Je demande juste le respect des citoyens c’est tout.
“Madame Sié, dit leur qui nous sommes ! Nous ne sommes pas des moutons, cette dame, c’est la preuve que nous sommes des femmes et des hommes mariés qui ont fait les bancs de l’école comme tout le monde. Nous demandons aux ivoiriens d’arrêter d’être désagréables et impolis parce que ça c’est de l’insolence, ajouta une dame vêtue d’une robe pagne avec des cheveux tirés à quatre épingles dans un état de colère montrant son mécontentement à travers une expression de visage effrayante. Nous voulons que le gouvernement sanctionne toute personne qui salit les rues volontairement.
“J’habite loin, je viens pour rendre la ville propre comme chez les blancs là et les ivoiriens sales-là qui n’ont pas peur des gens viennent essuyer leur front avec le lotus et jeter ça sur mon visage, c’est de la sorcellerie. Moi je suis allé à l’école jusqu’en classe de troisième, j’ai été commerçante, j’ai touché un peu à tout dans ma vie donc si aujourd’hui je suis balayeuse, ce n’est pas le chômage hein, c’est un choix de vie“ explique madame Sopkorie Epoby Yolande épouse Sié.
“Les ivoiriens ne nous respectent pas.
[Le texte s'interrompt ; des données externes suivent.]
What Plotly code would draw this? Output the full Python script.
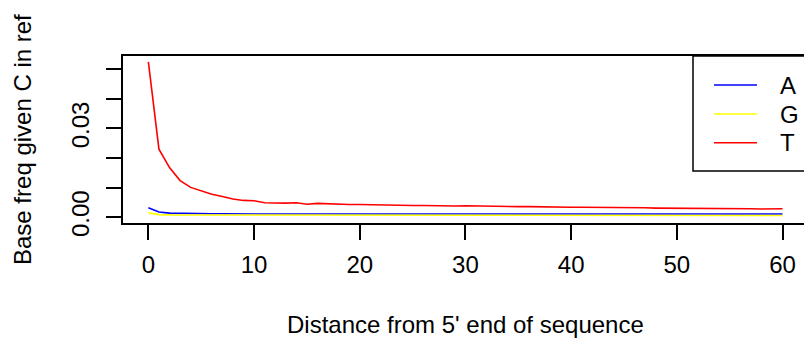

On ne mendie pas pour avoir notre argent, on n’agresse pas on cherche l’argent à la sueur de notre front et puis on est là. Le travail que nous faisons ce n’est pas parce qu’on est content de le faire mais parce que dans la vie d’un être humain il est obligatoire de travailler pour subvenir aux besoins. C’est vrai que c’est nous qui sommes payés hein mais ils doivent aussi prendre conscience que cela va aussi de leur responsabilité d’arranger leur pays“ rajouta-t-elle.
“Au temps d’Houphouët, nos parents n’avaient pas ce genre de problème, pourquoi moi vieille aujourd’hui je balaie les rues, c’est pour montrer à mes enfants d’aujourd’hui comment on nettoie, comment on arrange. Je suis heureuse et en même temps je souffre mais ECOTI m’aide. C’est parce que mes enfants ne travaillent pas donc je dois le faire pour les nourrir. Confie avec une voix morose la mémé du groupe qui elle refuse de donner son nom.
“moi c’est Baledo Atelain et je voudrais rajouter sur ce que la vieille a dit, effectivement dans ce travail on rencontre plusieurs personnes âgées parce que les jeunes c’est le monde qui les intéresse donc pour eux nous c’est parce que nous n’avons pas de vie que nous faisons ce travail mais c’est faux moi j’ai un BTS en ingénierie, j’ai des loisirs, j’ai de la famille je ne mendie pas hein donc qu’ils arrêtent de nous prendre pour bête ou pour des fous.
“Une femme de teint claire assise près de ces balaies et d’autres outils de travail fait le point de sa journée tout en encourageant ses collègues à parler et à dénoncer ce qu’ils subissent avec les passants et de n’est pas oublier les chauffeurs de gbaka avec leurs frères les taximen sans oublier les voitures personnelles. Elle s’exprime à haute voix j’ai des collègues amputés, renversés qui n’ont plus la possibilité de travailler à cause de ce qu’ils subissent dans les rues.
“Même refrain pour Amenan Silvie, femme de pasteur, la quarantaine qui quant à elle, fait savoir qu’elle est obligée de laisser passer les choses lorsque les gens sont désagréable avec elle sans même prendre le temps de réfléchir qu’ils sont en face d’un être humain.
“En tout cas, c’est dur. Une fois que tu essaies de faire comprendre aux passants votre bonne foi automatiquement ils te sortent, “vous être payé pour ça donc arrêter de fatiguer les gens“ Souvent même tu te plies à leur volonté mais le chauffeur de gbaka et de taxi te sortira des propos tels que : on t’a loupé la prochaine fois tu seras écrasé ! Moi j’ai fait des études, j’ai été commerçante, je suis déjà allée à l’étranger, je sais comment ça se passe mais de voir des élèves et étudiants qui font les bancs se moquer et se foutre de nous. Je demande une sensibilisation pour ces personnes-là parce que ça ne va pas, on souffre avec eux. Ce qu’ils ne savent pas c’est que nous aussi nous allons chercher de l’argent à la banque comme eux donc nous sommes au même niveau qu’eux, du moment où nous avons des comptes bancaires comme eux ils doivent nous respecter. On est obligé d’être sur le soleil pour rendre la ville propre pour avoir la même rue que ceux des blancs. Nous sommes les médecins des rues“ elle part contente et heureuse d’avoir parlé.
“Toutes les personnes rassemblées applaudissent la dame et crient d’une seule voix nous sommes des médecins de rues et des agents de la propreté.
“Il a aussi des moments où nous sommes soutenus par des âmes généreuses qui nous encouragent et nous donne de l’argent pour nous motiver et être fier de nous.
“Chaque que jour c’est un combat pour ces vaillantes personnes qui donnent de leur temps et de leur amour pour le bien-être de la population dans les rues d’Abidjan.